**TASK TO COMPLETE**
Copy out, with no alterations, the lines below running from the one containing "Emit a web page" to the one containing "const fs = 21;", inclusive at each end; pictures are omitted.

**Saved entries**
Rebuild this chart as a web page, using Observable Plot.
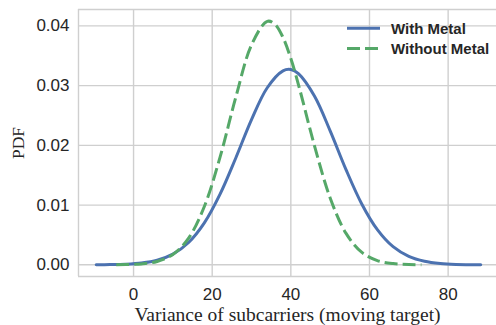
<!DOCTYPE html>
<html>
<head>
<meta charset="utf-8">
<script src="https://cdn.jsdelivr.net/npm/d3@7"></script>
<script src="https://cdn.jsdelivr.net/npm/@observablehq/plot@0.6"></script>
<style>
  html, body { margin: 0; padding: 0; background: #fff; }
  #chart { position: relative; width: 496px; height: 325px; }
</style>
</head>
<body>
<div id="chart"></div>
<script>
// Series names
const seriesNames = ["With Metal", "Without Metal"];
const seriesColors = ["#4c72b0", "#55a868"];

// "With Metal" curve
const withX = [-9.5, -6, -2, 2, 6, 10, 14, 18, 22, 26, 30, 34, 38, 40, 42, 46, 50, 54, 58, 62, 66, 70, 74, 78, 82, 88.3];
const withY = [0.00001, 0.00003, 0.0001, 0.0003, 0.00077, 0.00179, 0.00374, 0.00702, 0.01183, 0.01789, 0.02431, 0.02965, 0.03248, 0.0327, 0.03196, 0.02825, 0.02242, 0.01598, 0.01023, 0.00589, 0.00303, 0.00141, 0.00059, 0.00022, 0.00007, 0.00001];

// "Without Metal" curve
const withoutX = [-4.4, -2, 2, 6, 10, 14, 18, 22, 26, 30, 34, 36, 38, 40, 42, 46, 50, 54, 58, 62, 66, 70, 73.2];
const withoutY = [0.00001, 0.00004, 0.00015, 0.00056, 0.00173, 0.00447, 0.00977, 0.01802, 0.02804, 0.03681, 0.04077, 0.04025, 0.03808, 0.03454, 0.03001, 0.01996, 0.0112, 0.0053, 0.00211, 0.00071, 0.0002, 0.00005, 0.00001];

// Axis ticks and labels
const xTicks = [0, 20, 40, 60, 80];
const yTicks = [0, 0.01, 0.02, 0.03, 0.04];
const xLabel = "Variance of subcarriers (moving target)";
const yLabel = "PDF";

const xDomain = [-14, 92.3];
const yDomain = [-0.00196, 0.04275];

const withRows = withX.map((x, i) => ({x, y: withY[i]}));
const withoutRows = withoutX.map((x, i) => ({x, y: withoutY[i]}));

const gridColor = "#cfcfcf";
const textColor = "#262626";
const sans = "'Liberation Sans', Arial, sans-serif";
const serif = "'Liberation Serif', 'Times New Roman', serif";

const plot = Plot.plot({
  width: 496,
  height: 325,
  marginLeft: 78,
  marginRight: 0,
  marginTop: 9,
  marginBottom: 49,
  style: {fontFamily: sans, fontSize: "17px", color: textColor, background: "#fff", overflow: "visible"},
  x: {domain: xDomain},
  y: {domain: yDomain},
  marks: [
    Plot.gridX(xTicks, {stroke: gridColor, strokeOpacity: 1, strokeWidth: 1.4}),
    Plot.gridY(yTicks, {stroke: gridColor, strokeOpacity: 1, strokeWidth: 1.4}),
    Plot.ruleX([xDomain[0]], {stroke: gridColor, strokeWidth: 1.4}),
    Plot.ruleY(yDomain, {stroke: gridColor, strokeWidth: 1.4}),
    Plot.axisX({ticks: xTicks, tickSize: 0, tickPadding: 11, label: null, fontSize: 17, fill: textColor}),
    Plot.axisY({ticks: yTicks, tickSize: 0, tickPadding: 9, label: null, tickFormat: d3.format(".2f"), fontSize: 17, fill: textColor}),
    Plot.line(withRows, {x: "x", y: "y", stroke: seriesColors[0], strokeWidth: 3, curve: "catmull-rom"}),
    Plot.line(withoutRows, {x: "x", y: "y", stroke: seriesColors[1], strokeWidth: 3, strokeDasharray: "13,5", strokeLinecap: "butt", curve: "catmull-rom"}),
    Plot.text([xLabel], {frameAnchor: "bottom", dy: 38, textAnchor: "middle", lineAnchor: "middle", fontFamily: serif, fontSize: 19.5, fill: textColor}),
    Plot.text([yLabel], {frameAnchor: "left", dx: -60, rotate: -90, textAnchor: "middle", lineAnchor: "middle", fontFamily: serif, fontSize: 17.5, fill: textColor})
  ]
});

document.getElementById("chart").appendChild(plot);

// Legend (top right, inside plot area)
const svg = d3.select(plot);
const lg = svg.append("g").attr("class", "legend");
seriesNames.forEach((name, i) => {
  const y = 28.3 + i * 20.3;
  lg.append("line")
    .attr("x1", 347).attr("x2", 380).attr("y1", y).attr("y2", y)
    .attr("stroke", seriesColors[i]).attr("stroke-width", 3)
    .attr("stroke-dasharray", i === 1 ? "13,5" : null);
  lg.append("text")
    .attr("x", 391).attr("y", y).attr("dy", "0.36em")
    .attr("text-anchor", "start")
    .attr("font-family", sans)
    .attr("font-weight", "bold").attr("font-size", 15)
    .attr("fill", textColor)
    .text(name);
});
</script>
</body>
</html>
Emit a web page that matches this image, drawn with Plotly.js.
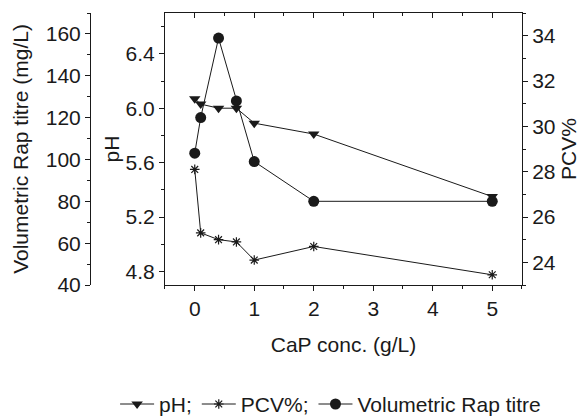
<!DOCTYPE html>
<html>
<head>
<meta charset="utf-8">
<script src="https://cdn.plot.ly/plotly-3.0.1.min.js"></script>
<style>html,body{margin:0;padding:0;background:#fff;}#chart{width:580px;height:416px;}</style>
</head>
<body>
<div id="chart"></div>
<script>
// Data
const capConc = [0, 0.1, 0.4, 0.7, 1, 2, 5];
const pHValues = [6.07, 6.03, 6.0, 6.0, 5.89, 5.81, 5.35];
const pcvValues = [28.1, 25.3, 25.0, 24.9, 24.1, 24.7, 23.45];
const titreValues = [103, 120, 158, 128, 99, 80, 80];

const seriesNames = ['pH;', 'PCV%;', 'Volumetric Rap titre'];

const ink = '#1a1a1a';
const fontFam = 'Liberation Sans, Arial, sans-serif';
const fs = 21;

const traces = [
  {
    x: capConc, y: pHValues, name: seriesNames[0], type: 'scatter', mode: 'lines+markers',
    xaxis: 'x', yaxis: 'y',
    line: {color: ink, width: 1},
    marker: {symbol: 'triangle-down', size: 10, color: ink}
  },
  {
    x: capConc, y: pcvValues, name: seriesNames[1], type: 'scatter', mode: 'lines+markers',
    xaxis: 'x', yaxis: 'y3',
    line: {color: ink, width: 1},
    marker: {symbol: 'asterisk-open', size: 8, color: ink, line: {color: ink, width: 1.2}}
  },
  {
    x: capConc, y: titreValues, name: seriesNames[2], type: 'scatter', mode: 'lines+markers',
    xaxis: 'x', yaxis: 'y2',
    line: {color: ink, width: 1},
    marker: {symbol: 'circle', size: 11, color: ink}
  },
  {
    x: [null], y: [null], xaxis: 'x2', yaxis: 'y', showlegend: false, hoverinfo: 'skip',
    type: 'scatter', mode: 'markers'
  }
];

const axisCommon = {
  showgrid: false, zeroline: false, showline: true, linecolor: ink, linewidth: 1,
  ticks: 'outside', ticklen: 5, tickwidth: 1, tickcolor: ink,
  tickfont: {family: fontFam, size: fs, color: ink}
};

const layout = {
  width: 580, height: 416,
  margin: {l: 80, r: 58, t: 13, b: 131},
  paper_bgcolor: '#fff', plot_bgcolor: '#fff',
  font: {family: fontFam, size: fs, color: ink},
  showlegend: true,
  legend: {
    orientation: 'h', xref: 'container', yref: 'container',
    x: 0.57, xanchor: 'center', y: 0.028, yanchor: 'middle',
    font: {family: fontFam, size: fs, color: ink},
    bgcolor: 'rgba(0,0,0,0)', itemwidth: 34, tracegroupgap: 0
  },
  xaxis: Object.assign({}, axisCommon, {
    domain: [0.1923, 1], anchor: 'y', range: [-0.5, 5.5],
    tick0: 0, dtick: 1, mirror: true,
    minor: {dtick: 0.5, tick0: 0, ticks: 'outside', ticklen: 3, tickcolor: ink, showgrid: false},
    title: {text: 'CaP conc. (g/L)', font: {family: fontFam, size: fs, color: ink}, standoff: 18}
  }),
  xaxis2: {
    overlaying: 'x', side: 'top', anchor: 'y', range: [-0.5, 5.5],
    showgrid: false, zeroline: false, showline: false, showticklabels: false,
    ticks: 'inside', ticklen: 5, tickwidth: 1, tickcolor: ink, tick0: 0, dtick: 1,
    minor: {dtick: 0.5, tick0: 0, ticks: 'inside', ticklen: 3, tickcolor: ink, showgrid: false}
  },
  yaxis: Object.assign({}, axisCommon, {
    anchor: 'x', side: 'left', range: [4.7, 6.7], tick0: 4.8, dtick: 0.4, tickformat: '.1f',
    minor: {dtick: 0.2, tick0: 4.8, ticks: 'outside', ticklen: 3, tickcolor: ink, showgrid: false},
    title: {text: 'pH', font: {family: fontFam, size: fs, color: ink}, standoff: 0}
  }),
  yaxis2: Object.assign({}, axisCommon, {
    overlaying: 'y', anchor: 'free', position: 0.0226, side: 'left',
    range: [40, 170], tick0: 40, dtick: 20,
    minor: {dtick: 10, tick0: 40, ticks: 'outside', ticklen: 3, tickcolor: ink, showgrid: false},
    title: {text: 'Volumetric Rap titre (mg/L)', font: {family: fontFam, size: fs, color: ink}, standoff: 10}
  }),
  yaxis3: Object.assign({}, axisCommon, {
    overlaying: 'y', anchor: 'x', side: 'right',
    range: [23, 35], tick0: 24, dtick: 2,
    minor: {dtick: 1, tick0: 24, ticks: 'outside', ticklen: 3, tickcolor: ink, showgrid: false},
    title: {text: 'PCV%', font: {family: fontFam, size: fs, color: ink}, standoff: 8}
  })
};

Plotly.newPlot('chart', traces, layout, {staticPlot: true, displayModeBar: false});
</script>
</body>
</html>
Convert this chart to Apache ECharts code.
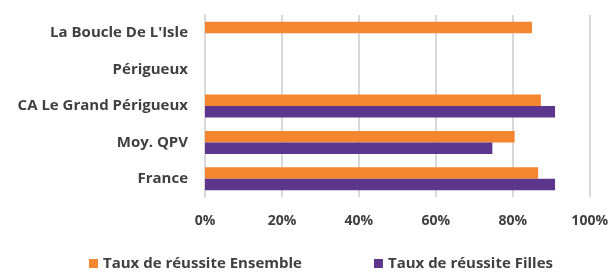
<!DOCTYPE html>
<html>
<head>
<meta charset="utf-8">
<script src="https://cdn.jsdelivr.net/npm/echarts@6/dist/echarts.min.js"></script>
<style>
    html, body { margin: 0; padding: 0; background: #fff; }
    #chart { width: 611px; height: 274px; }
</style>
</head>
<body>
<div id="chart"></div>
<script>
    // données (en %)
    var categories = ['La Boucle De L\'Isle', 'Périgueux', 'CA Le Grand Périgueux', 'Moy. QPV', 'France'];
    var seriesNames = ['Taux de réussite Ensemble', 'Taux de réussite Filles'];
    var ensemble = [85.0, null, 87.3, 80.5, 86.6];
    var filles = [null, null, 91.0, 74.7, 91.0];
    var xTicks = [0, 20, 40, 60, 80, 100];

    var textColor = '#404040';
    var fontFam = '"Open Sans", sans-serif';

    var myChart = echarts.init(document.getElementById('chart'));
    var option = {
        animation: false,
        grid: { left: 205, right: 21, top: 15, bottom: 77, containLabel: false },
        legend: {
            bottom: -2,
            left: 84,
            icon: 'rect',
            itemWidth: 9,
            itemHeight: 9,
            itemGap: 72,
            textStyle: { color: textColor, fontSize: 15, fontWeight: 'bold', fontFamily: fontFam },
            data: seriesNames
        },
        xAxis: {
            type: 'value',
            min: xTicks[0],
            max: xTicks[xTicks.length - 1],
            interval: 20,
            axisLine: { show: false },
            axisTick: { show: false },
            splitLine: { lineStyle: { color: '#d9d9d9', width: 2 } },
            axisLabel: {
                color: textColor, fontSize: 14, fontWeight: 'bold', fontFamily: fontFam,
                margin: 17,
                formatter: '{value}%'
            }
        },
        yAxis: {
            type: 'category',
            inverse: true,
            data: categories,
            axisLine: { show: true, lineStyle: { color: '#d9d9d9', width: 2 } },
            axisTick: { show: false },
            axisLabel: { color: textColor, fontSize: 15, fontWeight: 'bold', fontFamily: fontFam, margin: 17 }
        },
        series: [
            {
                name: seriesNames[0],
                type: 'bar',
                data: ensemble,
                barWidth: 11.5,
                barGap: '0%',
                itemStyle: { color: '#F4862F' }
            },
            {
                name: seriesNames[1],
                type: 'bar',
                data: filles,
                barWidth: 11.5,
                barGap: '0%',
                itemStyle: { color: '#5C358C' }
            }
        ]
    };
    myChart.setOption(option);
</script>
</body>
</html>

**TASK ANSWER**
Emit a web page that matches this image, drawn with Plotly.js.
<!DOCTYPE html>
<html>
<head>
<meta charset="utf-8">
<script src="https://cdn.plot.ly/plotly-3.0.1.min.js"></script>
<style>html,body{margin:0;padding:0;background:#fff;}#chart{width:580px;height:416px;}</style>
</head>
<body>
<div id="chart"></div>
<script>
// Data
const capConc = [0, 0.1, 0.4, 0.7, 1, 2, 5];
const pHValues = [6.07, 6.03, 6.0, 6.0, 5.89, 5.81, 5.35];
const pcvValues = [28.1, 25.3, 25.0, 24.9, 24.1, 24.7, 23.45];
const titreValues = [103, 120, 158, 128, 99, 80, 80];

const seriesNames = ['pH;', 'PCV%;', 'Volumetric Rap titre'];

const ink = '#1a1a1a';
const fontFam = 'Liberation Sans, Arial, sans-serif';
const fs = 21;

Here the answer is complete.